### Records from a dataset
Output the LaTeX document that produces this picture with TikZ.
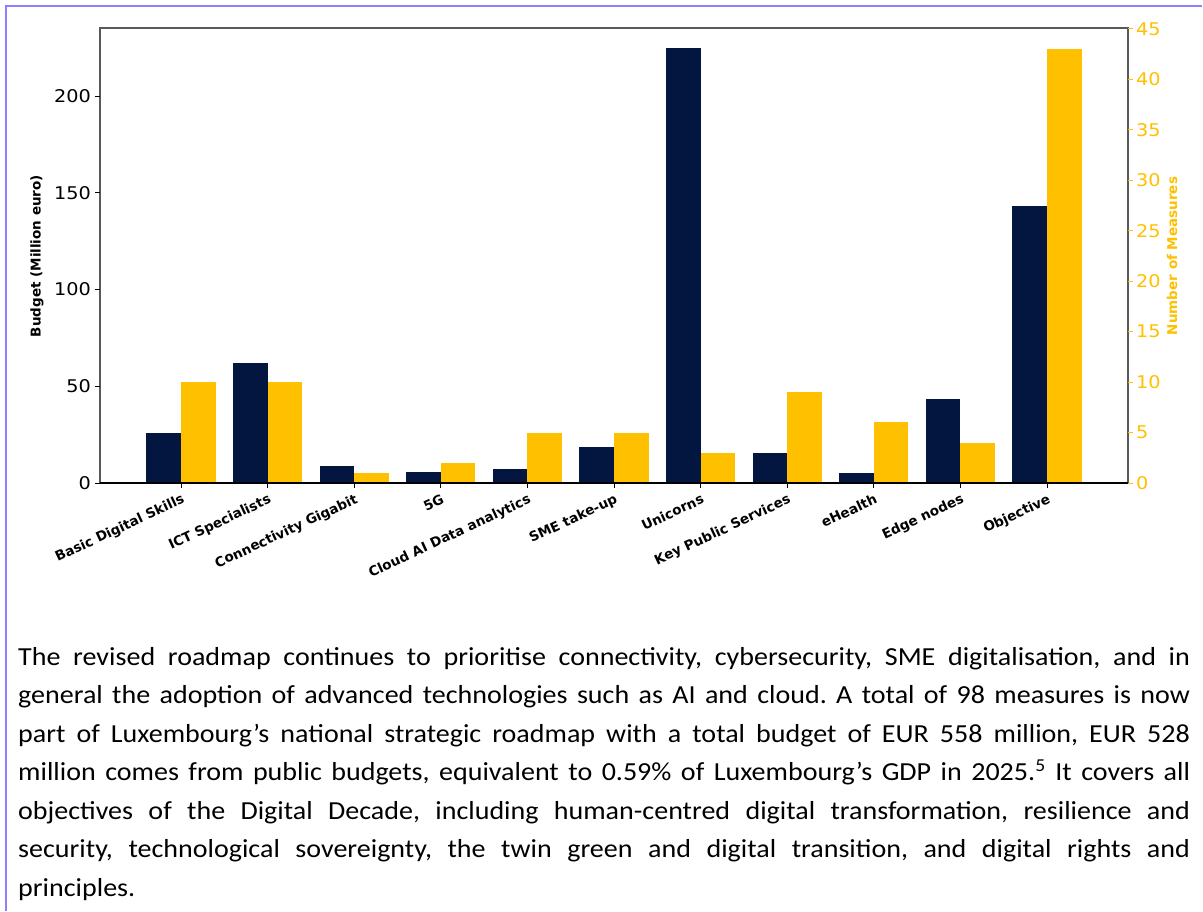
\documentclass[tikz,border=0pt]{standalone}
\usepackage{fontspec}
\setmainfont{Carlito}
\newfontfamily\plotfont{DejaVu Sans}
\usetikzlibrary{positioning}
\definecolor{navy}{RGB}{2,22,64}
\definecolor{amber}{RGB}{255,192,0}
\definecolor{pageframe}{RGB}{140,128,255}
\newcommand{\budy}[1]{483-1.935*#1}
\newcommand{\measy}[1]{483-10.09*#1}

\begin{document}
\begin{tikzpicture}[x=1pt, y=-1pt,
  ticklab/.style={font=\plotfont\fontsize{17.5}{20}\selectfont, xscale=1.1, inner sep=0pt},
  catlab/.style={font=\plotfont\bfseries\fontsize{13.5}{16}\selectfont,
                 rotate=25, anchor=north east, inner sep=0pt},
  axlab/.style={font=\plotfont\bfseries\fontsize{13.5}{16}\selectfont,
                rotate=90, inner sep=0pt}]
\fill[white] (0,0) rectangle (1203,911);
\useasboundingbox (0,0) rectangle (1203,911);
\draw[pageframe, line width=2pt] (6,911) -- (6,6) -- (1202,6);

% bars: budget / measures
\foreach \b/\m [count=\i from 0] in {26/10, 62/10, 9/1, 5.5/2, 7/5, 18.6/5,
                                     225/3, 15.5/9, 5/6, 43.4/4, 143.2/43}
{
  \pgfmathsetmacro{\xc}{181+86.6*\i}
  \fill[navy] (\xc-34.6,483) rectangle (\xc,{\budy{\b}});
  \fill[amber] (\xc,483) rectangle (\xc+34.6,{\measy{\m}});
  \draw[line width=1pt] (\xc,483) -- (\xc,488);
}
\foreach \lab [count=\i from 0] in {Basic Digital Skills, ICT Specialists,
    Connectivity Gigabit, 5G, Cloud AI Data analytics, SME take-up, Unicorns,
    Key Public Services, eHealth, Edge nodes, Objective}
  \node[catlab] (cat\i) at ({181+86.6*\i},493) {\lab};

\draw[black!65, line width=1.2pt] (100,483) -- (100,28) -- (1128,28) -- (1128,483);
\draw[line width=1.2pt] (100,483) -- (1128,483);

\foreach \v in {0,50,...,200}
{
  \draw[line width=1pt] (95,{\budy{\v}}) -- (100,{\budy{\v}});
  \node[ticklab, anchor=east] (bud\v) at (91,{\budy{\v}}) {\v};
}
\foreach \n in {0,5,...,45}
{
  \draw[amber, line width=1pt] (1128,{\measy{\n}}) -- (1133,{\measy{\n}});
  \node[ticklab, amber, anchor=west] (meas\n) at (1136,{\measy{\n}}) {\n};
}
\node[axlab] (budget) at (37,256) {Budget (Million euro)};
\node[axlab, amber] (measures) at (1172,256) {Number of Measures};

\node[anchor=base west, text width=1087pt, align=justify, inner sep=0pt, xscale=1.078,
      font=\frenchspacing\fontsize{26}{38.5}\selectfont] (para) at (18,665)
{The revised roadmap continues to prioritise connectivity, cybersecurity, SME digitalisation, and in\linebreak
general the adoption of advanced technologies such as AI and cloud. A total of 98 measures is now\linebreak
part of Luxembourg’s national strategic roadmap with a total budget of EUR 558 million, EUR 528\linebreak
million comes from public budgets, equivalent to 0.59\% of Luxembourg’s GDP in 2025.\textsuperscript{5} It covers all\linebreak
objectives of the Digital Decade, including human-centred digital transformation, resilience and\linebreak
security, technological sovereignty, the twin green and digital transition, and digital rights and\linebreak
principles.};
\end{tikzpicture}
\end{document}
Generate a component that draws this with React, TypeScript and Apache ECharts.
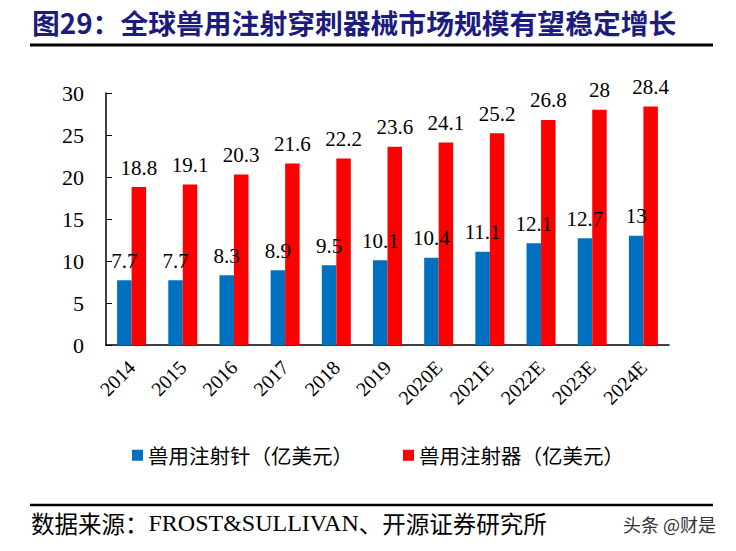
import React, { useEffect, useRef } from "react";
import * as echarts from "echarts";

const categories = ["2014", "2015", "2016", "2017", "2018", "2019", "2020E", "2021E", "2022E", "2023E", "2024E"];
const needleValues = [7.7, 7.7, 8.3, 8.9, 9.5, 10.1, 10.4, 11.1, 12.1, 12.7, 13];
const syringeValues = [18.8, 19.1, 20.3, 21.6, 22.2, 23.6, 24.1, 25.2, 26.8, 28, 28.4];
const seriesNames = ["兽用注射针（亿美元）", "兽用注射器（亿美元）"];
const titleText = "图29：全球兽用注射穿刺器械市场规模有望稳定增长";
const sourcePrefix = "数据来源：";
const sourceLatin = "FROST&SULLIVAN";
const sourceSuffix = "、开源证券研究所";
const watermarkText = "头条 @财是";

const SERIF = "'Liberation Serif', 'Times New Roman', serif";
const CJK = "'Noto Sans CJK SC', sans-serif";

export default function App() {
  const ref = useRef<HTMLDivElement>(null);
  useEffect(() => {
    document.body.style.margin = "0";
    const chart = echarts.init(ref.current!, null, { renderer: "svg" });
    const labelStyle = {
      show: true,
      position: "top" as const,
      distance: 9,
      fontFamily: SERIF,
      fontSize: 21,
      color: "#000",
    };
    chart.setOption({
      animation: false,
      backgroundColor: "#fff",
      grid: { left: 106, right: 67, top: 93, bottom: 206, containLabel: false },
      legend: {
        top: 440,
        left: 127,
        itemWidth: 11,
        itemHeight: 11,
        itemGap: 50,
        icon: "rect",
        textStyle: { fontFamily: CJK, fontSize: 20.5, color: "#000" },
        data: seriesNames,
      },
      xAxis: {
        type: "category",
        data: categories,
        axisLine: { lineStyle: { color: "#000", width: 1.5 } },
        axisTick: { inside: true, length: 6, lineStyle: { color: "#000" } },
        axisLabel: {
          rotate: 45,
          margin: 19,
          fontFamily: SERIF,
          fontSize: 20,
          color: "#000",
          interval: 0,
        },
      },
      yAxis: {
        type: "value",
        min: 0,
        max: 30,
        interval: 5,
        splitLine: { show: false },
        axisLine: { show: true, lineStyle: { color: "#000", width: 1.5 } },
        axisTick: { show: true, inside: true, length: 6, lineStyle: { color: "#000" } },
        axisLabel: { fontFamily: SERIF, fontSize: 22, color: "#000", margin: 22 },
      },
      series: [
        {
          name: seriesNames[0],
          type: "bar",
          data: needleValues,
          barWidth: 14.5,
          barGap: "0%",
          itemStyle: { color: "#0070C0" },
          label: labelStyle,
        },
        {
          name: seriesNames[1],
          type: "bar",
          data: syringeValues,
          barWidth: 14.5,
          barGap: "0%",
          itemStyle: { color: "#FF0000" },
          label: labelStyle,
        },
      ],
      graphic: [
        {
          type: "text",
          left: 32,
          top: 8,
          style: {
            text: titleText,
            fontFamily: CJK,
            fontWeight: "bold",
            fontSize: 27.8,
            fill: "#1C1C7E",
          },
        },
        {
          type: "line",
          shape: { x1: 30, y1: 45, x2: 713, y2: 45 },
          style: { stroke: "#000", lineWidth: 3 },
        },
        {
          type: "line",
          shape: { x1: 30, y1: 505, x2: 713, y2: 505 },
          style: { stroke: "#000", lineWidth: 2.5 },
        },
        {
          type: "text",
          left: 31,
          top: 511,
          style: {
            text: `{c|${sourcePrefix}}{l|${sourceLatin}}{c|${sourceSuffix}}`,
            rich: {
              c: { fontFamily: CJK, fontSize: 23.5, fill: "#000" },
              l: { fontFamily: SERIF, fontSize: 24, fill: "#000" },
            },
          },
        },
        {
          type: "text",
          left: 623,
          top: 515,
          style: {
            text: watermarkText,
            fontFamily: CJK,
            fontSize: 18,
            fill: "#333",
          },
        },
      ],
    });
    return () => chart.dispose();
  }, []);
  return <div ref={ref} style={{ width: 736, height: 551 }} />;
}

### WHAT THE TASK ASKS
The records above must be transcribed exactly. Pictures are left out of the copy.

### ANSWER
Output the LaTeX document that produces this picture with TikZ.
\documentclass[tikz,border=0pt]{standalone}
\usepackage{fontspec}
\setmainfont{Carlito}
\newfontfamily\plotfont{DejaVu Sans}
\usetikzlibrary{positioning}
\definecolor{navy}{RGB}{2,22,64}
\definecolor{amber}{RGB}{255,192,0}
\definecolor{pageframe}{RGB}{140,128,255}
\newcommand{\budy}[1]{483-1.935*#1}
\newcommand{\measy}[1]{483-10.09*#1}

\begin{document}
\begin{tikzpicture}[x=1pt, y=-1pt,
  ticklab/.style={font=\plotfont\fontsize{17.5}{20}\selectfont, xscale=1.1, inner sep=0pt},
  catlab/.style={font=\plotfont\bfseries\fontsize{13.5}{16}\selectfont,
                 rotate=25, anchor=north east, inner sep=0pt},
  axlab/.style={font=\plotfont\bfseries\fontsize{13.5}{16}\selectfont,
                rotate=90, inner sep=0pt}]
\fill[white] (0,0) rectangle (1203,911);
\useasboundingbox (0,0) rectangle (1203,911);
\draw[pageframe, line width=2pt] (6,911) -- (6,6) -- (1202,6);

% bars: budget / measures
\foreach \b/\m [count=\i from 0] in {26/10, 62/10, 9/1, 5.5/2, 7/5, 18.6/5,
                                     225/3, 15.5/9, 5/6, 43.4/4, 143.2/43}
{
  \pgfmathsetmacro{\xc}{181+86.6*\i}
  \fill[navy] (\xc-34.6,483) rectangle (\xc,{\budy{\b}});
  \fill[amber] (\xc,483) rectangle (\xc+34.6,{\measy{\m}});
  \draw[line width=1pt] (\xc,483) -- (\xc,488);
}
\foreach \lab [count=\i from 0] in {Basic Digital Skills, ICT Specialists,
    Connectivity Gigabit, 5G, Cloud AI Data analytics, SME take-up, Unicorns,
    Key Public Services, eHealth, Edge nodes, Objective}
  \node[catlab] (cat\i) at ({181+86.6*\i},493) {\lab};

\draw[black!65, line width=1.2pt] (100,483) -- (100,28) -- (1128,28) -- (1128,483);
\draw[line width=1.2pt] (100,483) -- (1128,483);

\foreach \v in {0,50,...,200}
{
  \draw[line width=1pt] (95,{\budy{\v}}) -- (100,{\budy{\v}});
  \node[ticklab, anchor=east] (bud\v) at (91,{\budy{\v}}) {\v};
}
\foreach \n in {0,5,...,45}
{
  \draw[amber, line width=1pt] (1128,{\measy{\n}}) -- (1133,{\measy{\n}});
  \node[ticklab, amber, anchor=west] (meas\n) at (1136,{\measy{\n}}) {\n};
}
\node[axlab] (budget) at (37,256) {Budget (Million euro)};
\node[axlab, amber] (measures) at (1172,256) {Number of Measures};

\node[anchor=base west, text width=1087pt, align=justify, inner sep=0pt, xscale=1.078,
      font=\frenchspacing\fontsize{26}{38.5}\selectfont] (para) at (18,665)
{The revised roadmap continues to prioritise connectivity, cybersecurity, SME digitalisation, and in\linebreak
general the adoption of advanced technologies such as AI and cloud. A total of 98 measures is now\linebreak
part of Luxembourg’s national strategic roadmap with a total budget of EUR 558 million, EUR 528\linebreak
million comes from public budgets, equivalent to 0.59\% of Luxembourg’s GDP in 2025.\textsuperscript{5} It covers all\linebreak
objectives of the Digital Decade, including human-centred digital transformation, resilience and\linebreak
security, technological sovereignty, the twin green and digital transition, and digital rights and\linebreak
principles.};
\end{tikzpicture}
\end{document}
Generate a component that draws this with React, TypeScript and Apache ECharts.
import React, { useEffect, useRef } from "react";
import * as echarts from "echarts";

const categories = ["2014", "2015", "2016", "2017", "2018", "2019", "2020E", "2021E", "2022E", "2023E", "2024E"];
const needleValues = [7.7, 7.7, 8.3, 8.9, 9.5, 10.1, 10.4, 11.1, 12.1, 12.7, 13];
const syringeValues = [18.8, 19.1, 20.3, 21.6, 22.2, 23.6, 24.1, 25.2, 26.8, 28, 28.4];
const seriesNames = ["兽用注射针（亿美元）", "兽用注射器（亿美元）"];
const titleText = "图29：全球兽用注射穿刺器械市场规模有望稳定增长";
const sourcePrefix = "数据来源：";
const sourceLatin = "FROST&SULLIVAN";
const sourceSuffix = "、开源证券研究所";
const watermarkText = "头条 @财是";

const SERIF = "'Liberation Serif', 'Times New Roman', serif";
const CJK = "'Noto Sans CJK SC', sans-serif";

export default function App() {
  const ref = useRef<HTMLDivElement>(null);
  useEffect(() => {
    document.body.style.margin = "0";
    const chart = echarts.init(ref.current!, null, { renderer: "svg" });
    const labelStyle = {
      show: true,
      position: "top" as const,
      distance: 9,
      fontFamily: SERIF,
      fontSize: 21,
      color: "#000",
    };
    chart.setOption({
      animation: false,
      backgroundColor: "#fff",
      grid: { left: 106, right: 67, top: 93, bottom: 206, containLabel: false },
      legend: {
        top: 440,
        left: 127,
        itemWidth: 11,
        itemHeight: 11,
        itemGap: 50,
        icon: "rect",
        textStyle: { fontFamily: CJK, fontSize: 20.5, color: "#000" },
        data: seriesNames,
      },
      xAxis: {
        type: "category",
        data: categories,
        axisLine: { lineStyle: { color: "#000", width: 1.5 } },
        axisTick: { inside: true, length: 6, lineStyle: { color: "#000" } },
        axisLabel: {
          rotate: 45,
          margin: 19,
          fontFamily: SERIF,
          fontSize: 20,
          color: "#000",
          interval: 0,
        },
      },
      yAxis: {
        type: "value",
        min: 0,
        max: 30,
        interval: 5,
        splitLine: { show: false },
        axisLine: { show: true, lineStyle: { color: "#000", width: 1.5 } },
        axisTick: { show: true, inside: true, length: 6, lineStyle: { color: "#000" } },
        axisLabel: { fontFamily: SERIF, fontSize: 22, color: "#000", margin: 22 },
      },
      series: [
        {
          name: seriesNames[0],
          type: "bar",
          data: needleValues,
          barWidth: 14.5,
          barGap: "0%",
          itemStyle: { color: "#0070C0" },
          label: labelStyle,
        },
        {
          name: seriesNames[1],
          type: "bar",
          data: syringeValues,
          barWidth: 14.5,
          barGap: "0%",
          itemStyle: { color: "#FF0000" },
          label: labelStyle,
        },
      ],
      graphic: [
        {
          type: "text",
          left: 32,
          top: 8,
          style: {
            text: titleText,
            fontFamily: CJK,
            fontWeight: "bold",
            fontSize: 27.8,
            fill: "#1C1C7E",
          },
        },
        {
          type: "line",
          shape: { x1: 30, y1: 45, x2: 713, y2: 45 },
          style: { stroke: "#000", lineWidth: 3 },
        },
        {
          type: "line",
          shape: { x1: 30, y1: 505, x2: 713, y2: 505 },
          style: { stroke: "#000", lineWidth: 2.5 },
        },
        {
          type: "text",
          left: 31,
          top: 511,
          style: {
            text: `{c|${sourcePrefix}}{l|${sourceLatin}}{c|${sourceSuffix}}`,
            rich: {
              c: { fontFamily: CJK, fontSize: 23.5, fill: "#000" },
              l: { fontFamily: SERIF, fontSize: 24, fill: "#000" },
            },
          },
        },
        {
          type: "text",
          left: 623,
          top: 515,
          style: {
            text: watermarkText,
            fontFamily: CJK,
            fontSize: 18,
            fill: "#333",
          },
        },
      ],
    });
    return () => chart.dispose();
  }, []);
  return <div ref={ref} style={{ width: 736, height: 551 }} />;
}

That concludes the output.